PSX hits record as KSE-100 crosses 168,000 points
The Pakistan Stock Exchange (PSX) made history on Thursday as the benchmark KSE-100 Index surged by 2,849 points to close at 168,490, crossing the 168,000 mark for the first time ever.
The record-breaking rally came amid aggressive buying in key sectors, reflecting investor confidence in equities over other asset classes.
The KSE-100 Index touched new heights during intraday trading, gaining close to 3,000 points in a single session. Heavy buying was recorded in commercial banks, automobile assemblers, oil and gas exploration companies, and oil marketing firms.
Index-heavy stocks such as MARI, POL, SNGPL, SSGC, HBL, and UBL all traded in the green, further boosting momentum.
Analysts point to investor shift
Market experts highlighted that investors are increasingly favoring equities due to limited returns from alternative assets and supportive tax incentives.
“Investors are preferring equities as an asset class due to lack of returns from other asset classes and taxation incentives,” said an anaylst.
Corporate and economic developments
In a major corporate update, Gillette Pakistan Limited announced that its parent company, Procter & Gamble (P&G), will exit Pakistan as part of a global restructuring plan.
Meanwhile, Finance Minister Muhammad Aurangzeb assured that Pakistan is “well-positioned” to repay its $1.3 billion Eurobond maturing in April 2025, a statement that further strengthened market sentiment.

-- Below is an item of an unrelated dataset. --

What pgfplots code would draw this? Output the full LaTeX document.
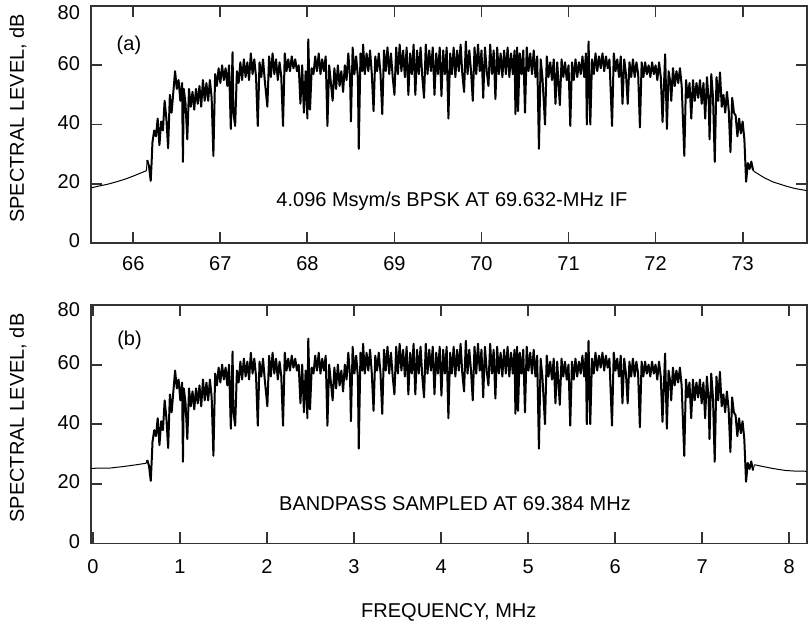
\documentclass[border=0pt]{standalone}
\usepackage{pgfplots}
\pgfplotsset{compat=1.18}
\usepackage{pgfplotstable}
\usepackage{fontspec}
\setmainfont{Liberation Sans}

% spectrum inside the band, MHz / dB
\pgfplotstableread{
f dB
66.16 28
66.18 26
66.20 21
66.21 27
66.22 34
66.24 38
66.26 36
66.28 42
66.30 33
66.32 41
66.34 38
66.36 48
66.38 42
66.40 32
66.42 50
66.44 44
66.46 51
66.48 58
66.50 52
66.52 55
66.54 48
66.56 54
66.57 27.4
66.58 52
66.60 47
66.62 35
66.64 52
66.66 46
66.68 51
66.70 45
66.72 52
66.74 47
66.76 53
66.78 46
66.80 55
66.82 48
66.84 54
66.86 48
66.88 55
66.90 49
66.92 29.4
66.94 57
66.96 53
66.98 59
67.00 54
67.02 60
67.04 55
67.06 59
67.08 53
67.10 60
67.12 38.5
67.14 64.4
67.15 44
67.17 39.5
67.19 58
67.21 54
67.23 61
67.25 55
67.27 62
67.29 56
67.31 61
67.33 55
67.35 64
67.37 57
67.39 62
67.41 56
67.43 39.5
67.45 61
67.47 56
67.49 62
67.51 55
67.54 46
67.56 63
67.58 56
67.60 64
67.62 57
67.64 62
67.66 55
67.68 61
67.70 56
67.72 39.5
67.74 64
67.76 58
67.78 62
67.80 58
67.82 63
67.84 59
67.86 62
67.88 58
67.90 60
67.92 47
67.94 60
67.96 44
67.98 58
68.00 42
68.01 68.7
68.03 45
68.05 59
68.07 57
68.09 63
68.11 58
68.13 64
68.15 57
68.17 62
68.19 58
68.21 63
68.23 39.5
68.25 60
68.27 54
68.29 48
68.31 59
68.33 52
68.35 60
68.37 53
68.39 58
68.41 51
68.43 60
68.45 55
68.47 64
68.49 56
68.50 41
68.52 66
68.54 57
68.56 63
68.58 56
68.59 31.8
68.61 64
68.63 58
68.64 67
68.66 57
68.68 64
68.70 58
68.72 65
68.74 57
68.76 44.5
68.78 63
68.80 58
68.82 64
68.84 57
68.86 43.5
68.88 65
68.90 58
68.92 66
68.94 57
68.96 64
68.98 56
69.00 50
69.02 66
69.04 57
69.06 67
69.08 58
69.10 65
69.12 56
69.14 66
69.16 50
69.18 64
69.20 57
69.22 67
69.24 50
69.26 65
69.28 57
69.30 66
69.32 56
69.34 49
69.36 67
69.38 57
69.40 65
69.42 58
69.44 66
69.46 50
69.48 64
69.50 57
69.52 66
69.54 49.6
69.56 65
69.58 57
69.60 66
69.62 42
69.64 64
69.66 57
69.68 66
69.70 56
69.72 65
69.74 58
69.76 67
69.78 57
69.80 51
69.82 68
69.84 57
69.86 65
69.88 58
69.90 48
69.92 66
69.94 57
69.96 67
69.98 58
70.00 65
70.02 49
70.04 66
70.06 58
70.08 53
70.10 67
70.12 57
70.14 65
70.16 48.6
70.18 66
70.20 57
70.22 64
70.24 56
70.26 65
70.28 57
70.30 66
70.32 56
70.34 64
70.36 57
70.38 65
70.39 43.5
70.41 66
70.42 44.5
70.44 64
70.46 57
70.48 65
70.50 44
70.52 66
70.54 58
70.56 64
70.58 57
70.60 65
70.62 56
70.64 63
70.66 31.8
70.68 62
70.70 56
70.73 40
70.75 63
70.77 56
70.79 61
70.81 55
70.83 62
70.85 47
70.87 61
70.90 46.5
70.92 62
70.94 56
70.96 61
70.98 55
71.00 60
71.02 39.5
71.04 61
71.06 55
71.08 62
71.10 56
71.12 61
71.14 57
71.16 63
71.18 56
71.20 64
71.21 40
71.23 68
71.25 40
71.27 62
71.29 57
71.31 64
71.33 58
71.35 63
71.37 59
71.39 64
71.41 58
71.43 63
71.45 59
71.47 62
71.50 39.5
71.52 64
71.54 58
71.56 62
71.58 56
71.60 63
71.62 47
71.64 62
71.66 57
71.68 47
71.70 61
71.72 56
71.74 62
71.76 56
71.78 61
71.80 57
71.82 39
71.84 61
71.86 56
71.88 61
71.90 57
71.92 60
71.94 56
71.96 61
71.98 57
72.00 60
72.02 55
72.04 61
72.06 56
72.08 40.8
72.11 63.7
72.13 38.5
72.15 58
72.17 54
72.18 48
72.20 59
72.22 53
72.24 58
72.26 54
72.28 59
72.30 53
72.33 29.4
72.35 55
72.37 49
72.39 54
72.41 42
72.43 55
72.45 48
72.47 54
72.49 49
72.51 55
72.53 47
72.55 54
72.57 42
72.59 56
72.61 48
72.62 35
72.64 57
72.66 49
72.68 27.4
72.70 56
72.72 48
72.74 57.6
72.76 46
72.78 50
72.80 44
72.82 51
72.84 45
72.86 30.7
72.88 49
72.90 44
72.92 43
72.94 36
72.96 42
72.98 37
73.00 41
73.02 35
73.04 20.7
73.06 27
73.08 25
73.10 27.5
73.12 24.5
}\band

% skirts outside the band
\pgfplotstableread{
f dB
65.514 18.6
65.60 19.2
65.70 19.8
65.80 20.6
65.90 21.5
66.00 22.6
66.10 23.8
66.15 24.4
66.16 28
}\leftA
\pgfplotstableread{
f dB
73.12 24.5
73.14 24.0
73.25 22.0
73.35 20.6
73.50 19.2
73.60 18.4
73.735 17.7
}\rightA
\pgfplotstableread{
f dB
-0.03 25.2
0.20 25.3
0.35 25.8
0.50 26.4
0.61 26.9
0.624 28
}\leftB
\pgfplotstableread{
f dB
7.584 24.5
7.60 26.4
7.70 25.8
7.80 25.2
7.95 24.5
8.05 24.3
8.21 24.2
}\rightB

\pgfplotsset{
  spec/.style={
    scale only axis, width=357.8pt,
    ymin=0, ymax=80, ytick={0,20,40,60}, extra y ticks={80},
    tick align=inside, major tick length=5.5pt,
    xtick pos=both, ytick pos=both,
    axis line style={line width=0.9pt, black!80},
    every tick/.style={line width=0.9pt, black!80},
    tick label style={font=\fontsize{10}{12}\selectfont},
    label style={font=\fontsize{10}{12}\selectfont},
    /pgf/number format/assume math mode=true,
    typeset ticklabels with strut,
    yticklabel style={xshift=-2pt},
    ylabel={SPECTRAL LEVEL, dB},
    every axis y label/.style={at={(axis description cs:-0.102,0.526)}, rotate=90, anchor=center},
    clip=true,
  },
  trace/.style={black, line width=1pt, no marks, line join=round},
}

\begin{document}
\begin{tikzpicture}
\path[use as bounding box] (0,0) rectangle (406pt,-313pt);

\begin{axis}[spec, at={(45.5pt,-121.5pt)}, anchor=south west, height=118.5pt,
  xmin=65.514, xmax=73.735, xtick={66,...,73},
  xticklabel style={yshift=-1.6pt},
  extra y tick style={yticklabel style={yshift=-4.2pt}}]
\addplot[trace, line width=0.5pt] table[x=f, y=dB] {\leftA};
\addplot[trace] table[x=f, y=dB] {\band};
\addplot[trace, line width=0.5pt] table[x=f, y=dB] {\rightA};
\node[font=\fontsize{10}{12}\selectfont] at (axis cs:65.95,66.8) {(a)};
\node[font=\fontsize{10}{12}\selectfont] at (axis cs:69.66,13.9) {4.096 Msym/s BPSK AT 69.632-MHz IF};
\end{axis}

\begin{axis}[spec, at={(45.5pt,-271.7pt)}, anchor=south west, height=119.2pt,
  xmin=-0.0225, xmax=8.2, xtick={0,...,8},
  xticklabel style={yshift=-3.3pt},
  extra y tick style={yticklabel style={yshift=-3.4pt}},
  xlabel={FREQUENCY, MHz},
  every axis x label/.style={at={(axis description cs:0.5,0)}, anchor=center, yshift=-34.5pt}]
\addplot[trace, line width=0.5pt] table[x=f, y=dB] {\leftB};
\addplot[trace] table[x expr=\thisrow{f}-65.536, y=dB] {\band};
\addplot[trace, line width=0.5pt] table[x=f, y=dB] {\rightB};
\node[font=\fontsize{10}{12}\selectfont] at (axis cs:0.42,68) {(b)};
\node[font=\fontsize{10}{12}\selectfont] at (axis cs:4.16,13.3) {BANDPASS SAMPLED AT 69.384 MHz};
\end{axis}
\end{tikzpicture}
\end{document}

The local rally also followed a global uptrend in stock markets. Tech-driven rallies in the U.S. and Asia boosted investor optimism, with Japan’s Nikkei, South Korea’s KOSPI, and Taiwan’s tech-heavy exchange all posting strong gains.
Weak U.S. labor market data increased expectations of Federal Reserve rate cuts, further supporting global equities.
Just a day earlier, on Wednesday, the PSX had closed on a mixed note at 165,640 points after volatile intraday movements. The sudden surge on Thursday marked a clear shift in sentiment, with fresh buying overpowering caution.